*Collected data*
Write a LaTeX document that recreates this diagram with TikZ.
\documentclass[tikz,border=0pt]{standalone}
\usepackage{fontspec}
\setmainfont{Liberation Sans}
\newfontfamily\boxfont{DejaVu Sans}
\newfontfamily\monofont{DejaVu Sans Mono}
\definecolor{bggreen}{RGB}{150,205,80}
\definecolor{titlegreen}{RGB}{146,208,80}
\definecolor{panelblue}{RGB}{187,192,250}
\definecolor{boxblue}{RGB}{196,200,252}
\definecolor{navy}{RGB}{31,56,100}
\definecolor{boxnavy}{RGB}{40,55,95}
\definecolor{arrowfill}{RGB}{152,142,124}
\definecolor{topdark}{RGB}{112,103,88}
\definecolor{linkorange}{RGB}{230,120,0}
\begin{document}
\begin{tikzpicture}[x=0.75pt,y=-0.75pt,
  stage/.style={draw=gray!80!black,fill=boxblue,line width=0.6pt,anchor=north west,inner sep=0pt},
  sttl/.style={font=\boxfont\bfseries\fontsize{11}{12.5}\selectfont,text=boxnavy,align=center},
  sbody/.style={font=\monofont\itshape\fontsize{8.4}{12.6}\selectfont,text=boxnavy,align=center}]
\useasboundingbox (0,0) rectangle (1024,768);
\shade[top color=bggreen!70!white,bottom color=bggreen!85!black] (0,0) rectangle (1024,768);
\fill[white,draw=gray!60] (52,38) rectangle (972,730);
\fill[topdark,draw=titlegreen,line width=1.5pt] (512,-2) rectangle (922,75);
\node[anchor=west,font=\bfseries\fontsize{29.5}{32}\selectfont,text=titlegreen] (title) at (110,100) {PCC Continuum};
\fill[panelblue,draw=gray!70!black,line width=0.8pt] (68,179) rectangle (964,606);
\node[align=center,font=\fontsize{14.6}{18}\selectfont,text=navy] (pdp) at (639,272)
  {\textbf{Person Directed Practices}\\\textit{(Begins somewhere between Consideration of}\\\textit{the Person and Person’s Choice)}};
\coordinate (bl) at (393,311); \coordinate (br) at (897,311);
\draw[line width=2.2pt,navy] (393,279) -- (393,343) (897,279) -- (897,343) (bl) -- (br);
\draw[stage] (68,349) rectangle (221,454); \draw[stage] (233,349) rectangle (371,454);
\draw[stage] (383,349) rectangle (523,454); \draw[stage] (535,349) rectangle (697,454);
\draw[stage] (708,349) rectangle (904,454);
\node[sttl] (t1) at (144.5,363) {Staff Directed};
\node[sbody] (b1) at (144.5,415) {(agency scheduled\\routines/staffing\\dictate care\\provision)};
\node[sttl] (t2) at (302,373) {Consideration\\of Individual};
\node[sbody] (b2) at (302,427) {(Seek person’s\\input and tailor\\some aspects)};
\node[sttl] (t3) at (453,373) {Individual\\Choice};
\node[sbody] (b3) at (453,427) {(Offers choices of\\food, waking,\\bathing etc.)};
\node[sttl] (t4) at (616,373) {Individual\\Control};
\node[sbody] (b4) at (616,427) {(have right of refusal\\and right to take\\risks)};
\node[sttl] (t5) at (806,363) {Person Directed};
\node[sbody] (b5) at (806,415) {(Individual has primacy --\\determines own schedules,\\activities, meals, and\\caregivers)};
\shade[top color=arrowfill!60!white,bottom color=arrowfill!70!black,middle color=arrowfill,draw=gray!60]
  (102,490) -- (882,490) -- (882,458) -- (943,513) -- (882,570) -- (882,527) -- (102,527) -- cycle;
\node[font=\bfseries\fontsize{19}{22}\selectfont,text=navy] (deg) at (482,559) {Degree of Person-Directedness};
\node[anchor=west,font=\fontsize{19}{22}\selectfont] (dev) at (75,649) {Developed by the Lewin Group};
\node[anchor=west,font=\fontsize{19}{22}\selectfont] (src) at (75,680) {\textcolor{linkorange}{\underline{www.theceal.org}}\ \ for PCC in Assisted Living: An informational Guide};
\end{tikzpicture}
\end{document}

*What you need to do*
Copy the data above exactly. Every line must be included.

*Output for this exercise*
Write a LaTeX document that recreates this diagram with TikZ.
\documentclass[tikz,border=0pt]{standalone}
\usepackage{fontspec}
\setmainfont{Liberation Sans}
\newfontfamily\boxfont{DejaVu Sans}
\newfontfamily\monofont{DejaVu Sans Mono}
\definecolor{bggreen}{RGB}{150,205,80}
\definecolor{titlegreen}{RGB}{146,208,80}
\definecolor{panelblue}{RGB}{187,192,250}
\definecolor{boxblue}{RGB}{196,200,252}
\definecolor{navy}{RGB}{31,56,100}
\definecolor{boxnavy}{RGB}{40,55,95}
\definecolor{arrowfill}{RGB}{152,142,124}
\definecolor{topdark}{RGB}{112,103,88}
\definecolor{linkorange}{RGB}{230,120,0}
\begin{document}
\begin{tikzpicture}[x=0.75pt,y=-0.75pt,
  stage/.style={draw=gray!80!black,fill=boxblue,line width=0.6pt,anchor=north west,inner sep=0pt},
  sttl/.style={font=\boxfont\bfseries\fontsize{11}{12.5}\selectfont,text=boxnavy,align=center},
  sbody/.style={font=\monofont\itshape\fontsize{8.4}{12.6}\selectfont,text=boxnavy,align=center}]
\useasboundingbox (0,0) rectangle (1024,768);
\shade[top color=bggreen!70!white,bottom color=bggreen!85!black] (0,0) rectangle (1024,768);
\fill[white,draw=gray!60] (52,38) rectangle (972,730);
\fill[topdark,draw=titlegreen,line width=1.5pt] (512,-2) rectangle (922,75);
\node[anchor=west,font=\bfseries\fontsize{29.5}{32}\selectfont,text=titlegreen] (title) at (110,100) {PCC Continuum};
\fill[panelblue,draw=gray!70!black,line width=0.8pt] (68,179) rectangle (964,606);
\node[align=center,font=\fontsize{14.6}{18}\selectfont,text=navy] (pdp) at (639,272)
  {\textbf{Person Directed Practices}\\\textit{(Begins somewhere between Consideration of}\\\textit{the Person and Person’s Choice)}};
\coordinate (bl) at (393,311); \coordinate (br) at (897,311);
\draw[line width=2.2pt,navy] (393,279) -- (393,343) (897,279) -- (897,343) (bl) -- (br);
\draw[stage] (68,349) rectangle (221,454); \draw[stage] (233,349) rectangle (371,454);
\draw[stage] (383,349) rectangle (523,454); \draw[stage] (535,349) rectangle (697,454);
\draw[stage] (708,349) rectangle (904,454);
\node[sttl] (t1) at (144.5,363) {Staff Directed};
\node[sbody] (b1) at (144.5,415) {(agency scheduled\\routines/staffing\\dictate care\\provision)};
\node[sttl] (t2) at (302,373) {Consideration\\of Individual};
\node[sbody] (b2) at (302,427) {(Seek person’s\\input and tailor\\some aspects)};
\node[sttl] (t3) at (453,373) {Individual\\Choice};
\node[sbody] (b3) at (453,427) {(Offers choices of\\food, waking,\\bathing etc.)};
\node[sttl] (t4) at (616,373) {Individual\\Control};
\node[sbody] (b4) at (616,427) {(have right of refusal\\and right to take\\risks)};
\node[sttl] (t5) at (806,363) {Person Directed};
\node[sbody] (b5) at (806,415) {(Individual has primacy --\\determines own schedules,\\activities, meals, and\\caregivers)};
\shade[top color=arrowfill!60!white,bottom color=arrowfill!70!black,middle color=arrowfill,draw=gray!60]
  (102,490) -- (882,490) -- (882,458) -- (943,513) -- (882,570) -- (882,527) -- (102,527) -- cycle;
\node[font=\bfseries\fontsize{19}{22}\selectfont,text=navy] (deg) at (482,559) {Degree of Person-Directedness};
\node[anchor=west,font=\fontsize{19}{22}\selectfont] (dev) at (75,649) {Developed by the Lewin Group};
\node[anchor=west,font=\fontsize{19}{22}\selectfont] (src) at (75,680) {\textcolor{linkorange}{\underline{www.theceal.org}}\ \ for PCC in Assisted Living: An informational Guide};
\end{tikzpicture}
\end{document}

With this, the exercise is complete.